For South Africa, the past is harder to escape than a prison
‘Escape from Pretoria’ is the story of Tim Jenkin and Stephen Lee, two white South Africans branded as terrorists and imprisoned in 1978 for anti-apartheid activities. While they were held, they crafted wooden keys for 10 steel doors and broke free. Now, 42 years later, Stephen Applebaum talks to them
When Tim Jenkin, Stephen Lee and Alex Moumbaris escaped fom Pretoria Central Prison, using the same wooden front door through which they’d entered the facility at the start of their sentences, their breakout would have been flawless but for Moumbaris forcing it open with a chisel. They had left no evidence along their route from the political prisoners’ section, and were it not for the signs of brute force used on the last of the 10 doors that had stood between the jailed anti-apartheid activists and freedom, it would have appeared as if they’d simply vanished into thin air.

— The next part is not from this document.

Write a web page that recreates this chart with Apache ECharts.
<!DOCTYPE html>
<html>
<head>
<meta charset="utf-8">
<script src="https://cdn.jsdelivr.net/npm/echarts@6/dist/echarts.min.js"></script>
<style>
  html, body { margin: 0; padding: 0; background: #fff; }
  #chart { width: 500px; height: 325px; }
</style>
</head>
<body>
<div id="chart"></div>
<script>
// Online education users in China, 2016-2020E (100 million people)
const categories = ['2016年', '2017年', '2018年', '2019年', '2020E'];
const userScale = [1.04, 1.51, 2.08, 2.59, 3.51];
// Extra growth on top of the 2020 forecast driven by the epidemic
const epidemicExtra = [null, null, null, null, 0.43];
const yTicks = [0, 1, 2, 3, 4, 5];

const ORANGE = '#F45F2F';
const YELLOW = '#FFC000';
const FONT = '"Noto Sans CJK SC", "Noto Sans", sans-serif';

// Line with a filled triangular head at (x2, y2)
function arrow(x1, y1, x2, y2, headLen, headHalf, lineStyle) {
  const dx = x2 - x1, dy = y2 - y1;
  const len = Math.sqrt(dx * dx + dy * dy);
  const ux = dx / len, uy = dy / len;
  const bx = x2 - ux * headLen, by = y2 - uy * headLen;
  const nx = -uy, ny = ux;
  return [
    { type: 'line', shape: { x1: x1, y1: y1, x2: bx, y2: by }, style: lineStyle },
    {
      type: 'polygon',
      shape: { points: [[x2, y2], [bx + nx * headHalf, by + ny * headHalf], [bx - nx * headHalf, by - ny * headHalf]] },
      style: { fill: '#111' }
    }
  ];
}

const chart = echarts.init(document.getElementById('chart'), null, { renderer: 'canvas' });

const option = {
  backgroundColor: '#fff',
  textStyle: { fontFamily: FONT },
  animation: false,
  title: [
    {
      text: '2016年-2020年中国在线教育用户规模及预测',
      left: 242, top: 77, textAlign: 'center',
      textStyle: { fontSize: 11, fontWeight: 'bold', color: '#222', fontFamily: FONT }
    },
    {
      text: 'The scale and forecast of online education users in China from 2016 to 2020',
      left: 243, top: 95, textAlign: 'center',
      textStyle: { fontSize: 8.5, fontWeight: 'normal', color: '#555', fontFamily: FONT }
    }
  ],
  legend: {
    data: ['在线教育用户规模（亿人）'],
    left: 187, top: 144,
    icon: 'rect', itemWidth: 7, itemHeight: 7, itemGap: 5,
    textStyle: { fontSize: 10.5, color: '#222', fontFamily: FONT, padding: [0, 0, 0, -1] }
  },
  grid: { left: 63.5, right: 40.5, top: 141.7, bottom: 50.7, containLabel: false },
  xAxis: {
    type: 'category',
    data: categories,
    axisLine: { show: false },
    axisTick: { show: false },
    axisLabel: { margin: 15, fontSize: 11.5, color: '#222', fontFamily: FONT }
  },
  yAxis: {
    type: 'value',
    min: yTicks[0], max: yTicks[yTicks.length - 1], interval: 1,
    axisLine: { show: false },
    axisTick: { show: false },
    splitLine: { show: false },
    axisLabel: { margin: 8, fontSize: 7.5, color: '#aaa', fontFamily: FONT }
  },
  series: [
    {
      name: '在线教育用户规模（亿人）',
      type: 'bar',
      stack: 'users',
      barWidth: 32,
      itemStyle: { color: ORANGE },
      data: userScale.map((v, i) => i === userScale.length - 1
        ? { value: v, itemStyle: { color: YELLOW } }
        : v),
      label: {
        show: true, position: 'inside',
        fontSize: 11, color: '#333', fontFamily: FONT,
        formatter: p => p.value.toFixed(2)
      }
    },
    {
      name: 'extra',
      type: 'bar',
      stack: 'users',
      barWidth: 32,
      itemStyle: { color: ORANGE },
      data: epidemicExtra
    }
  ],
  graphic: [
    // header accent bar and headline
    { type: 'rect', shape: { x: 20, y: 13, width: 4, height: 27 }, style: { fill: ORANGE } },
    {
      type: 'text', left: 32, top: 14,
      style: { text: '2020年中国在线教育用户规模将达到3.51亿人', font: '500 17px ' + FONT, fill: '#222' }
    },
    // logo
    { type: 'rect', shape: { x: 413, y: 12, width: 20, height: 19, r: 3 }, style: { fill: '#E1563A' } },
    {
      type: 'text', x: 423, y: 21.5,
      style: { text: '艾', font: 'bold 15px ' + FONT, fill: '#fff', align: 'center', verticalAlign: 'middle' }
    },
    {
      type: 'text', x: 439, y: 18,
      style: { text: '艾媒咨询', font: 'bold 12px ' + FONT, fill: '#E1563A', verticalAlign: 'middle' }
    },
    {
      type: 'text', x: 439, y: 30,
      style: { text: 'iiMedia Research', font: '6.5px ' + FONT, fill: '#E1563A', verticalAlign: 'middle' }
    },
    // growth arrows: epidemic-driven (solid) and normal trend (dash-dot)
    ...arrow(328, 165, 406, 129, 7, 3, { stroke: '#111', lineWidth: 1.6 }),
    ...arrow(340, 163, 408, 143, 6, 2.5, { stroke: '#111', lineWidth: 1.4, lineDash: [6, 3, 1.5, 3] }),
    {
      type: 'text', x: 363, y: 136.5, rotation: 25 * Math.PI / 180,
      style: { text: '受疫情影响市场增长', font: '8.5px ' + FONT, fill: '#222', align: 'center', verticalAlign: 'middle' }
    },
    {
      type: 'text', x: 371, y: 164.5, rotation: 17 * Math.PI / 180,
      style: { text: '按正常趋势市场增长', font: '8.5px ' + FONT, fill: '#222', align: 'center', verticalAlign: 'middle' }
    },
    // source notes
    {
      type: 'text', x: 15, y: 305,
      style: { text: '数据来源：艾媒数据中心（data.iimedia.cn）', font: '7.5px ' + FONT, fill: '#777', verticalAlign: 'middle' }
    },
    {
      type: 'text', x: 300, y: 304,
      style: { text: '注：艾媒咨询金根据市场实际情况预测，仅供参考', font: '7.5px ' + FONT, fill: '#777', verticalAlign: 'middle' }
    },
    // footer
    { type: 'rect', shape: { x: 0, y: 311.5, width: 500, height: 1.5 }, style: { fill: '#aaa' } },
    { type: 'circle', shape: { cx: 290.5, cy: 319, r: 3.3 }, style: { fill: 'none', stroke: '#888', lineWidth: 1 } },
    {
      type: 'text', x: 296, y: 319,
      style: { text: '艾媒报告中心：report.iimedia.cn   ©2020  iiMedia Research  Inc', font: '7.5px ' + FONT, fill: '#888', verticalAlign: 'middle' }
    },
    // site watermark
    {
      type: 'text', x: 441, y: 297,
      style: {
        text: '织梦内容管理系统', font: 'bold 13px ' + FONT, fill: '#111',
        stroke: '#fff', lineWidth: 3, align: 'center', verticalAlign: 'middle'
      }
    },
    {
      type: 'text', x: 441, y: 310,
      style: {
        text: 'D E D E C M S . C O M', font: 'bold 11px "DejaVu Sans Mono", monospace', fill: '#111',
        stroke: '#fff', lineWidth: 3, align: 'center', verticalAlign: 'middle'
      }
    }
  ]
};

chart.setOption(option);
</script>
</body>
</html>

On the phone from his home in Cape Town, Jenkin says he had attempted to convince Moumbaris that they should return to their wing and try again another day. It wasn’t as if this was the first time they had slipped from their cells and crept through the prison using wooden keys they’d made. Moumbaris and Jenkin had even gone all the way to the final door before, but hadn’t ever tried to open it. When they did, they discovered that none of their homemade keys worked. What would another short delay have mattered while they perfected the key for the “ordinary house lock” that was frustratingly impeding their exit?